Where does diversity come from? In 1983, microbiologist Julian Adams discovered a clue when he brewed up a soup of cloned E. coli bacteria. He purified the broth until he had a perfectly homogenized pool of identical creatures. He put this soup of clones into a specially constructed chemostat that provided a uniform environment for them -- every E. coli bug had the same temperature and nutrient bath. Then he let the soup of identical bugs replicate and ferment. At the end of 400 generations, the E. coli bacteria had bred new strains of itself with slightly different genes. Out of a starting point in a constant featureless environment, life spontaneously diversified.

A surprised Adams dissected the genes of the variants (they weren't new species) to find out what happened. One of the original bugs had undergone a mutation that caused it to excrete acetate, an organic chemical. A second bug experienced a mutation that allowed it to make use of the acetate excreted from the first. Suddenly a symbiotic codependence of acetate maker and acetate eater had emerged from the uniformity, and the pool diverged into an ecology.

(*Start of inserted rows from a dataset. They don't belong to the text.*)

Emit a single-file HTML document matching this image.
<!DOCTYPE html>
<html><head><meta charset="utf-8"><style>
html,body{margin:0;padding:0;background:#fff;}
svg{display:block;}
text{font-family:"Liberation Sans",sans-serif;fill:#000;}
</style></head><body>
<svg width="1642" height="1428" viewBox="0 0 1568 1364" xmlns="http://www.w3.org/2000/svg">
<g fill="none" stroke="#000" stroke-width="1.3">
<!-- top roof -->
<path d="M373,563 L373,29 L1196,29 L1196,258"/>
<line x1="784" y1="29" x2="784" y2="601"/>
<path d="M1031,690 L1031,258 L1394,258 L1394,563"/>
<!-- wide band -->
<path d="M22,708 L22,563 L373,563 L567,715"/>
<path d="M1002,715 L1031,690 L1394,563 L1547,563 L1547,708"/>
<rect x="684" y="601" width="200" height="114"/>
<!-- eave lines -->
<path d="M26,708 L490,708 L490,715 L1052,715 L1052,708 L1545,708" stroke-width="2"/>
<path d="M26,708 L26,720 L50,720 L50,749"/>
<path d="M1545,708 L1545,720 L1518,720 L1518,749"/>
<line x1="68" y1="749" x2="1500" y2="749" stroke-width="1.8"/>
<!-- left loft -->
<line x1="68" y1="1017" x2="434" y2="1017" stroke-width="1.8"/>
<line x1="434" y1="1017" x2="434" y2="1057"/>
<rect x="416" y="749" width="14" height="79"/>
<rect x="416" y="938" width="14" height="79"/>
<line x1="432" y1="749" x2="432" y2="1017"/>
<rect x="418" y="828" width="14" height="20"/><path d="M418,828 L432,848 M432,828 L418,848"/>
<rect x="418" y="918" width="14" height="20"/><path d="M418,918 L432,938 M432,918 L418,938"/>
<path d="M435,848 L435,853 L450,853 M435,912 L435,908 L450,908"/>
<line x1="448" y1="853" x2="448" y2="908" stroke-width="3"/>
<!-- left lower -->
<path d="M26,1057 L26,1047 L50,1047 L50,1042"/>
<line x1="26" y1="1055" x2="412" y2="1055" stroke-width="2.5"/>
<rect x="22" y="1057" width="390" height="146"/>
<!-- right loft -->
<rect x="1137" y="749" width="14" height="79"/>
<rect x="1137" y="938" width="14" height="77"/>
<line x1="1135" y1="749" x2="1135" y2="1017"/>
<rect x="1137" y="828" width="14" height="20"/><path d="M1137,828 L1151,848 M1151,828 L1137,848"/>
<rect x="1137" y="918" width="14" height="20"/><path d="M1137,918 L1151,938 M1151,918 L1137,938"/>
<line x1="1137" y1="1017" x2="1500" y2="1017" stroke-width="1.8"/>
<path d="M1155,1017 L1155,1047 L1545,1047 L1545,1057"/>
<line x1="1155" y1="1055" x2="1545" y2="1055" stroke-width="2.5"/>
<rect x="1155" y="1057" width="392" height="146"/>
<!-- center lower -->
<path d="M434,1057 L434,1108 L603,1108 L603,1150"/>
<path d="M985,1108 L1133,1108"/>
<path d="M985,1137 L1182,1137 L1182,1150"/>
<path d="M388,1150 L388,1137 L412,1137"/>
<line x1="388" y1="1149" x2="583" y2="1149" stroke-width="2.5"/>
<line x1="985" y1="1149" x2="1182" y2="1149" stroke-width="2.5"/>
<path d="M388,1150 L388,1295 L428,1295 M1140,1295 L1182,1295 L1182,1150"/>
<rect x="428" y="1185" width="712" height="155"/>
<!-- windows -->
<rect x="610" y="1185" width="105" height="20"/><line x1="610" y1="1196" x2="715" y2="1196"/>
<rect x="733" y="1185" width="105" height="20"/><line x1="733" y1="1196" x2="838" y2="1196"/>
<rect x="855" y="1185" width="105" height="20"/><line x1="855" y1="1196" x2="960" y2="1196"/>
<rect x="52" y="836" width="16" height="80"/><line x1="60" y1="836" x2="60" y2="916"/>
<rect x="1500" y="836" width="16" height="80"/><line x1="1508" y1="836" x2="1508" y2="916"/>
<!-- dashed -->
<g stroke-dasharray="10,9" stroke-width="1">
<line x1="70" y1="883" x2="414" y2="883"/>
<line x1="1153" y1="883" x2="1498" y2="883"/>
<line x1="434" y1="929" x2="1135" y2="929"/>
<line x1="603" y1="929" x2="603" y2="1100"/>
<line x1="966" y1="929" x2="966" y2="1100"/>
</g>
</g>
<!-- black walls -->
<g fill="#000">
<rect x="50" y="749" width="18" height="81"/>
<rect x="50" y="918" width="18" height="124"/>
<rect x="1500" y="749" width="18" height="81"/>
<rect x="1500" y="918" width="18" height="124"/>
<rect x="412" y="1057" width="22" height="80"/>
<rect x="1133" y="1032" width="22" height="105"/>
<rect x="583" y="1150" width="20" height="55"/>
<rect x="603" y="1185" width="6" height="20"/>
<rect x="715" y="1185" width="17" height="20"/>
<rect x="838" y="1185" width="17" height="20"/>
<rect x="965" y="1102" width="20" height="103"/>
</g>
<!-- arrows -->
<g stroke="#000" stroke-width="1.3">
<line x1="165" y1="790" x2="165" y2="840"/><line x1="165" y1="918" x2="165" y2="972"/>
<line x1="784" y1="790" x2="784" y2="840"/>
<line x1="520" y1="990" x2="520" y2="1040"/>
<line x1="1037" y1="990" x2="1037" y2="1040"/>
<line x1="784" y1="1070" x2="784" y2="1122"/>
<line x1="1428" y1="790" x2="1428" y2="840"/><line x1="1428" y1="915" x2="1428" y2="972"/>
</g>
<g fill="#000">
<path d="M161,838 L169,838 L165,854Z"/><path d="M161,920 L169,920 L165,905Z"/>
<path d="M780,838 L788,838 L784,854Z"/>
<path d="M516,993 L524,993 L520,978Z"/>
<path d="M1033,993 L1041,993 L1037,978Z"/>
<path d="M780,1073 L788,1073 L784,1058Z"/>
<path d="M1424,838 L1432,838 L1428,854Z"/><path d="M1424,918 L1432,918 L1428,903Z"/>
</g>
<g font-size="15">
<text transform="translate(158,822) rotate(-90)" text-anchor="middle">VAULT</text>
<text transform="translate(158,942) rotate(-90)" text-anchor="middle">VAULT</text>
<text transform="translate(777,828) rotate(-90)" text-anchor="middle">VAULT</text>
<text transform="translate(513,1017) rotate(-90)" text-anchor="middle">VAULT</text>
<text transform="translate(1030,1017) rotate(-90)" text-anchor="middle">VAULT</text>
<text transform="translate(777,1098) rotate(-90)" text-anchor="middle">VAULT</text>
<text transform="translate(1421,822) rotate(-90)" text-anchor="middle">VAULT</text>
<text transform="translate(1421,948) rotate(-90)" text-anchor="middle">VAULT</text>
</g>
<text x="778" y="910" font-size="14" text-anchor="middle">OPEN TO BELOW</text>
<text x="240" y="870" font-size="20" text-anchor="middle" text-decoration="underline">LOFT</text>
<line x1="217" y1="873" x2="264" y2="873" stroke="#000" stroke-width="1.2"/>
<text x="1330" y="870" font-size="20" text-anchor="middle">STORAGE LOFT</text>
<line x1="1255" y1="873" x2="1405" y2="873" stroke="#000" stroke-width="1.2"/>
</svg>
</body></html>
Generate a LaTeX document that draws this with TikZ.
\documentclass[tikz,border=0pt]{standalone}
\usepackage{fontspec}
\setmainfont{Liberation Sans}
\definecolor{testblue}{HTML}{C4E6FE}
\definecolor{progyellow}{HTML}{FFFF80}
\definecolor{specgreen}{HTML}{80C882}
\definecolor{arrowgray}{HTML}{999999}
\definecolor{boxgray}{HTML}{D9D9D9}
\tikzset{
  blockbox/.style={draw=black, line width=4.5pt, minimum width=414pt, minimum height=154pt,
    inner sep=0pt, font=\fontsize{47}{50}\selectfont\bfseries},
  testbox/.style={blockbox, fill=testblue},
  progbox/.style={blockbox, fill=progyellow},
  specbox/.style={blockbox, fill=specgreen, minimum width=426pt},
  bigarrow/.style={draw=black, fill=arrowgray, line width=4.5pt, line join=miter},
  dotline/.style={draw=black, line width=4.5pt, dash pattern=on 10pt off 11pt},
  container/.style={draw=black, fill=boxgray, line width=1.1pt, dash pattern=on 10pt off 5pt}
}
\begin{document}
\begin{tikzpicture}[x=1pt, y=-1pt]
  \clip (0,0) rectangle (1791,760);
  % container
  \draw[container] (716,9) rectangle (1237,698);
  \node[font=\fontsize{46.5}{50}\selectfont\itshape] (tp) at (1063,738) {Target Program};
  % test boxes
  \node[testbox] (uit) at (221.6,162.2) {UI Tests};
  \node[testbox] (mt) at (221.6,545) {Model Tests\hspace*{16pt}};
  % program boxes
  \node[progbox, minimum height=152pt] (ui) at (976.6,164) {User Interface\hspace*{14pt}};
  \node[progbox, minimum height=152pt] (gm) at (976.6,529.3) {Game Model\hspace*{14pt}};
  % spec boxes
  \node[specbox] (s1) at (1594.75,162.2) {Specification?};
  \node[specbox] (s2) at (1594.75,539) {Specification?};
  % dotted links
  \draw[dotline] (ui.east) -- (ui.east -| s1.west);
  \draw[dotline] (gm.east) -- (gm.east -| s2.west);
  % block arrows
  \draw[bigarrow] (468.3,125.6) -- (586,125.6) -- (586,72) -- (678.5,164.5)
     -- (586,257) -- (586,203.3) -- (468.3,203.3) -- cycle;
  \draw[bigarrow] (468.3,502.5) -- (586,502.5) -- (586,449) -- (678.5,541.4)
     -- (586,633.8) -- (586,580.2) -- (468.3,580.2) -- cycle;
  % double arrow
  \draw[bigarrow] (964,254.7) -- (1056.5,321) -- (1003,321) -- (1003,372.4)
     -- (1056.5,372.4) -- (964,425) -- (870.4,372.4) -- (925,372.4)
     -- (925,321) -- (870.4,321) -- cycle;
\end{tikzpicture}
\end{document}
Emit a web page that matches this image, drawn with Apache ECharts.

Although uniformity can yield diversity, variance does better. If the Earth were as smooth as a shiny ball bearing -- a perfect spherical chemostat spread evenly with uniform climate and homogeneous soils -- then the diversity of ecological communities on it would be far reduced from what it is now. In a constant environment, all variation and all diversity must be driven by internal forces. The only constraints on life would be other coevolutionary life.

If evolution had its way, with no interference from geographical and geological dynamics -- that is, without the clumsiness of a body -- then mindlike evolution would feed upon itself and breed heavily recursive relationships. On a globe without mountains or storms or unexpected droughts, evolution would wind life into a ever-tightening web of coevolution, a smooth world stuffed with parasites, parasites upon parasites (hyperparasites), mimics, and symbionts, all caught up in accelerating codependence. But each species would be so tightly coupled with the others that it would be difficult to distinguish where the identity of one began and the other left off. Eventually evolution on a ball-bearing planet would mold everything into a single, massive, ultradistributed planetwide superorganism.

Creatures born in the rugged environments of arctic climes must deal with the unpredictable variations that nature is always throwing at them. Freezing at night, baking during the day, ice storms after spring thaw, all create a rugged habitat. Habitats in the tropics and in the very deep sea are relatively "smooth" because of their constant temperature, rainfall, lightfall, and nutrients. Thus the smoothness of tropical or benthic environments allows species there to relinquish the need to adapt in physiological ways and allows them room to adapt in purely biological ways. In these steady habitats we should expect to see many instances of weird symbiotic and parasitic relationships -- parasites preying upon parasites, males living inside of females, and creatures mimicking and mirroring other creatures -- and that's what we do find.

Without a rugged environment life can only play off itself. It will still produce variation and novelty. But far more diversity can be manufactured in natural and artificial worlds by setting creatures in a rugged and vastly differentiated environment.

This lesson has not been lost on the wannabe gods trying to create lifelike behavior in computer worlds. When self-replicating and self-mutating computer viruses are loosed into a computer memory uniformly distributed with processing resources, the computer viruses quickly evolve a host of wildly recursive varieties including parasites, hyperparasites, and hyper-hyperparasites. David Ackley, one computer life researcher, told me, "I finally figured out that the way to get wonderfully lifelike behavior is not to try to make a really complex creature, but to make a wonderfully rich environment for a simple creature."